--- START ---

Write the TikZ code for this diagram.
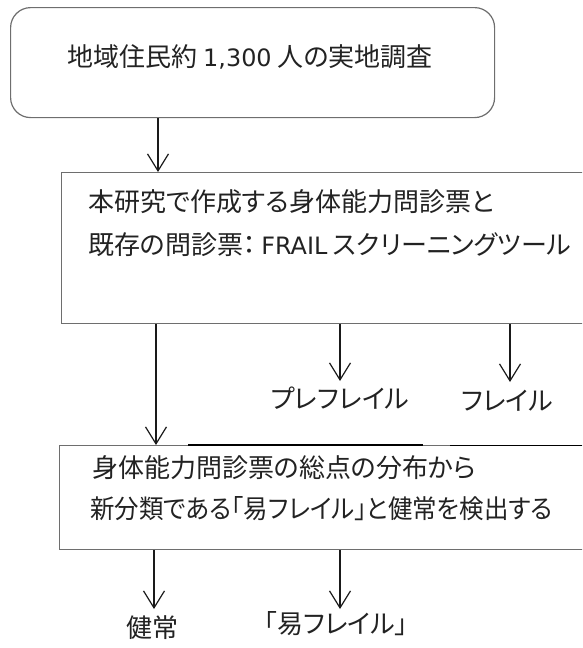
\documentclass[tikz,border=0pt]{standalone}
\usepackage{fontspec}
\newfontfamily\jp[RawFeature=+palt]{Noto Sans CJK JP}
\newfontfamily\lat[Scale=0.92]{DejaVu Sans}
\usetikzlibrary{arrows.meta}
\definecolor{txt}{HTML}{222222}
\definecolor{bord}{HTML}{6E6E6E}
\definecolor{arrc}{HTML}{1A1A1A}
\tikzset{
  box/.style={draw=bord, line width=1.2pt, inner sep=0pt, anchor=north west},
  rbox/.style={box, rounded corners=20pt},
  lbl/.style={font=\jp\fontsize{26}{30}\selectfont, text=txt, inner sep=0pt, text height=0.88em, text depth=0.12em},
  arr/.style={draw=arrc, line width=1.2pt, -{Straight Barb[length=17pt,width=21pt]}},
}
\begin{document}
\begin{tikzpicture}[x=1pt,y=-1pt]
\useasboundingbox (0,0) rectangle (582,648);
\clip (0,0) rectangle (582,648);
% boxes
\node[rbox, minimum width=484pt, minimum height=110pt] (b1) at (10,7) {};
\node[box, minimum width=540pt, minimum height=151pt] (b2) at (61,172) {};
\node[box, minimum width=541pt, minimum height=104pt] (b3) at (59,445) {};
% stray lines on top edge of box 3
\draw[line width=2.6pt, black] (188,445) -- (423,445);
\draw[line width=1pt, black] (450,445) -- (582,445);
% texts
\node[lbl] (t1) at (250,63) {地域住民約 {\lat 1,300} 人の実地調査};
\node[lbl, anchor=west] (t2a) at (88,208) {本研究で作成する身体能力問診票と};
\node[lbl, anchor=west] (t2b) at (88,251) {既存の問診票：\hspace{5pt}{\lat FRAIL} スクリーニングツール};
\node[lbl, anchor=west] (t3a) at (92,474) {身体能力問診票の総点の分布から};
\node[lbl, anchor=west] (t3b) at (90,515) {\scalebox{0.94}[1]{新分類である「易フレイル」と健常を検出する}};
\node[lbl] (pre) at (340,405) {プレフレイル};
\node[lbl] (fr) at (507,407) {フレイル};
\node[lbl] (ken) at (152,634) {健常};
\node[lbl] (eki) at (336,630) {「易フレイル」};
% arrow ends
\coordinate (ep) at (340,381);
\coordinate (ef) at (510,382);
\coordinate (ek) at (154,609);
\coordinate (ee) at (340,609);
% connectors
\draw[arr] (b1.south -| 158,0) -- (b2.north -| 158,0);
\draw[arr] (b2.south -| 156,0) -- (b3.north -| 156,0);
\draw[arr] (b2.south -| ep) -- (ep);
\draw[arr] (b2.south -| ef) -- (ef);
\draw[arr] (b3.south -| ek) -- (ek);
\draw[arr] (b3.south -| ee) -- (ee);
\end{tikzpicture}
\end{document}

--- END ---

Make an exact copy of the data, leaving its pictures out.

Write the TikZ code for this diagram.
\documentclass[tikz,border=0pt]{standalone}
\usepackage{fontspec}
\newfontfamily\jp[RawFeature=+palt]{Noto Sans CJK JP}
\newfontfamily\lat[Scale=0.92]{DejaVu Sans}
\usetikzlibrary{arrows.meta}
\definecolor{txt}{HTML}{222222}
\definecolor{bord}{HTML}{6E6E6E}
\definecolor{arrc}{HTML}{1A1A1A}
\tikzset{
  box/.style={draw=bord, line width=1.2pt, inner sep=0pt, anchor=north west},
  rbox/.style={box, rounded corners=20pt},
  lbl/.style={font=\jp\fontsize{26}{30}\selectfont, text=txt, inner sep=0pt, text height=0.88em, text depth=0.12em},
  arr/.style={draw=arrc, line width=1.2pt, -{Straight Barb[length=17pt,width=21pt]}},
}
\begin{document}
\begin{tikzpicture}[x=1pt,y=-1pt]
\useasboundingbox (0,0) rectangle (582,648);
\clip (0,0) rectangle (582,648);
% boxes
\node[rbox, minimum width=484pt, minimum height=110pt] (b1) at (10,7) {};
\node[box, minimum width=540pt, minimum height=151pt] (b2) at (61,172) {};
\node[box, minimum width=541pt, minimum height=104pt] (b3) at (59,445) {};
% stray lines on top edge of box 3
\draw[line width=2.6pt, black] (188,445) -- (423,445);
\draw[line width=1pt, black] (450,445) -- (582,445);
% texts
\node[lbl] (t1) at (250,63) {地域住民約 {\lat 1,300} 人の実地調査};
\node[lbl, anchor=west] (t2a) at (88,208) {本研究で作成する身体能力問診票と};
\node[lbl, anchor=west] (t2b) at (88,251) {既存の問診票：\hspace{5pt}{\lat FRAIL} スクリーニングツール};
\node[lbl, anchor=west] (t3a) at (92,474) {身体能力問診票の総点の分布から};
\node[lbl, anchor=west] (t3b) at (90,515) {\scalebox{0.94}[1]{新分類である「易フレイル」と健常を検出する}};
\node[lbl] (pre) at (340,405) {プレフレイル};
\node[lbl] (fr) at (507,407) {フレイル};
\node[lbl] (ken) at (152,634) {健常};
\node[lbl] (eki) at (336,630) {「易フレイル」};
% arrow ends
\coordinate (ep) at (340,381);
\coordinate (ef) at (510,382);
\coordinate (ek) at (154,609);
\coordinate (ee) at (340,609);
% connectors
\draw[arr] (b1.south -| 158,0) -- (b2.north -| 158,0);
\draw[arr] (b2.south -| 156,0) -- (b3.north -| 156,0);
\draw[arr] (b2.south -| ep) -- (ep);
\draw[arr] (b2.south -| ef) -- (ef);
\draw[arr] (b3.south -| ek) -- (ek);
\draw[arr] (b3.south -| ee) -- (ee);
\end{tikzpicture}
\end{document}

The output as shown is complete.